One Saturday, the boy doesn’t show up. Ona starts to think he’s not so special after all, but then his father arrives on her doorstep, determined to finish his son’s good deed. The boy’s mother is not so far behind. Ona is set to discover that the world can surprise us at any age, and that sometimes sharing a loss is the only way to find ourselves again.
May 24
My World Is an Island by Elisabeth Ogilvie
A memoir of the well-loved writer’s life on a Maine island, this updated edition offers a moving, humorous account of adjustment to a way of life that has sustained Ogilvie through the creation of 42 popular novels.
June 28
On Harbor’s Edge: Book One: 1912-1913 by Kate Hotchkiss
When an unsuspecting bride gets into a boat one stormy June day in 1912, Thaddeus takes her far out to sea to the end of Popplestone Isle. There villagers welcome Mildred with hopeful joy, but she discovers the tiny fishing community is headed for a most dreadful end. In her efforts to save their treasured harbor home, Mildred must risk losing everything she holds dear.
July 26
Ashley Bryan: Words to My Life’s Song by Ashley Bryan
Ashley’s autobiography is full of art, photographs, and the poignant never-say-never tale of his rich life, a life that has always included drawing and painting. His story is powerful, bursting with his creative energy, and a testament to believing in oneself. It’s a book every child in America should have access to and it does what the very best autobiographies do; it inspires!

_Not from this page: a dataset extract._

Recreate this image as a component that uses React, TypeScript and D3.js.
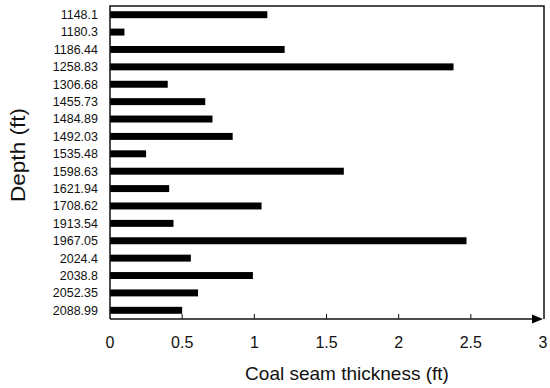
import * as d3 from "d3"

const depths = [
  "1148.1", "1180.3", "1186.44", "1258.83", "1306.68", "1455.73", "1484.89", "1492.03", "1535.48",
  "1598.63", "1621.94", "1708.62", "1913.54", "1967.05", "2024.4", "2038.8", "2052.35", "2088.99",
]
const thickness = [1.09, 0.1, 1.21, 2.38, 0.4, 0.66, 0.71, 0.85, 0.25, 1.62, 0.41, 1.05, 0.44, 2.47, 0.56, 0.99, 0.61, 0.5]
const xTicks = [0, 0.5, 1, 1.5, 2, 2.5, 3]

const W = 550
const H = 388
const margin = { top: 6, right: 6, bottom: 69, left: 110 }
const font = "'Liberation Sans', Arial, sans-serif"

export default function App() {
  const x = d3.scaleLinear().domain([0, 3]).range([margin.left, W - margin.right - 1])
  const y = d3
    .scaleBand<string>()
    .domain(depths)
    .range([margin.top, H - margin.bottom])
    .paddingInner(0.6)
    .paddingOuter(0.3)
  const bottom = H - margin.bottom
  const right = W - margin.right

  return (
    <svg width={W} height={H} style={{ position: "absolute", left: 0, top: 0, background: "#fff" }}>
      {/* bars */}
      {depths.map((d, i) => (
        <rect key={d} x={x(0)} y={y(d)} width={x(thickness[i]) - x(0)} height={y.bandwidth()} fill="#000" />
      ))}
      {/* frame */}
      <path
        d={`M${margin.left},${bottom} V${margin.top} H${right} V${bottom}`}
        fill="none"
        stroke="#111"
        strokeWidth={1.5}
      />
      <line x1={margin.left} x2={x(3) - 8} y1={bottom} y2={bottom} stroke="#111" strokeWidth={1.5} />
      <path d={`M${x(3)},${bottom} l-11,-4.5 v9 z`} fill="#000" />
      {xTicks.slice(1, -1).map((t) => (
        <line key={t} x1={x(t)} x2={x(t)} y1={bottom} y2={bottom - 5} stroke="#111" strokeWidth={1} />
      ))}
      {/* y tick labels */}
      {depths.map((d) => (
        <text
          key={d}
          x={margin.left - 12}
          y={(y(d) ?? 0) + y.bandwidth() / 2}
          dy="0.35em"
          textAnchor="end"
          fontFamily={font}
          fontSize={12.5}
          fill="#111"
        >
          {d}
        </text>
      ))}
      {/* x tick labels */}
      {xTicks.map((t) => (
        <text key={t} x={x(t)} y={bottom + 29} textAnchor="middle" fontFamily={font} fontSize={16} fill="#111">
          {t}
        </text>
      ))}
      <text x={347} y={H - 8} textAnchor="middle" fontFamily={font} fontSize={19} fill="#111">
        Coal seam thickness (ft)
      </text>
      <text
        transform={`translate(25,155) rotate(-90)`}
        textAnchor="middle"
        fontFamily={font}
        fontSize={20}
        textLength={94}
        lengthAdjust="spacingAndGlyphs"
        fill="#111"
      >
        Depth (ft)
      </text>
    </svg>
  )
}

Infinite Hope: A Black Artist’s Journey from World War II to Peace by Ashley Bryan
In May of 1942, at the age of eighteen, Ashley Bryan was drafted to fight in World War II. For the next three years, he would face the horrors of war as a black soldier in a segregated army. Filled with never-before-seen artwork and handwritten letters and diary entries, this illuminating and moving memoir by Newbery Honor–winning illustrator Ashley Bryan is both a lesson in history and a testament to hope.
August 23
One Vacant Chair by Joe Coomer
Sarah’s aunt Edna paints portraits of chairs. Not people in chairs, just chairs. The old house is filled with the paintings, and the chairs themselves surround her work-a silent yet vigilant audience. At the funeral of Grandma Hutton-whom Edna has cared for through an agonizingly long and vague illness-Sarah begins helping her aunt clean up the last of a life. This includes honoring Grandma’s surprising wish to have her ashes scattered in Scotland.
September 27
An Upriver Passamaquoddy by Allen J. Sockabasin
When Allen was a child in the 1940s and 1950s, his village was isolated and depended largely on subsistence hunting and fishing, working in the woods, and seasonal harvesting work for its survival. Passamaquoddy was its first language, and the tribal traditions of sharing and helping one another ensured the survival of the group.
October 25
The Glass Town Game by Catherynne M. Valente
Inside a small Yorkshire parsonage, Charlotte, Branwell, Emily, and Anne Brontë have invented a game called Glass Town, where their toy soldiers fight Napoleon and no one dies. This make-believe land helps the four escape from a harsh reality: Charlotte and Emily are being sent away to a dangerous boarding school, a school they might not return from. But on this Beastliest Day, the day Anne and Branwell walk their sisters to the train station, something incredible happens: the train whisks them all away to a real Glass Town, and the children trade the moors for a wonderland all their own.
November 22
Sigh, Gone: A Misfit’s Memoir of Great Books, Punk Rock, and the Fight to Fit In by Phuc Tran
In 1975, during the fall of Saigon, Phuc Tran immigrates to America along with his family. By sheer chance they land in Carlisle, Pennsylvania, a small town where the Trans struggle to assimilate into their new life. In this coming-of-age memoir told through the themes of great books such asThe Metamorphosis,The Scarlet Letter,The Iliad,and more, Tran navigates the push and pull of finding and accepting himself despite the challenges of immigration, feelings of isolation, and teenage rebellion, all while attempting to meet the rigid expectations set by his immigrant parents.
December 20 (third week of the month to minimize holiday conflicts)
Rules by Cynthia Lord
Twelve-year-old Catherine just wants a normal life. Which is near impossible when you have a brother with autism and a family that revolves around his disability. She’s spent years trying to teach David the rules-from “a peach is not a funny-looking apple” to “keep your pants on in public”-in order to stop his embarrassing behaviors. But the summer Catherine meets Jason, a paraplegic boy, and Kristi, the next-door friend she’s always wished for, it’s her own shocking behavior that turns everything upside down and forces her to ask: What is normal?
January 24
Seaweed Chronicles: A World at the Water’s Edge by Susan Hand Shetterly
Shetterly takes readers deep into the world of this essential organism by providing an immersive, often poetic look at life on the rugged shores of her beloved Gulf of Maine, where the growth and harvesting of seaweed is becoming a major industry. While examining the life cycle of seaweed and its place in the environment, she tells the stories of the men and women who farm and harvest it—and who are fighting to protect this critical species against forces both natural and man-made.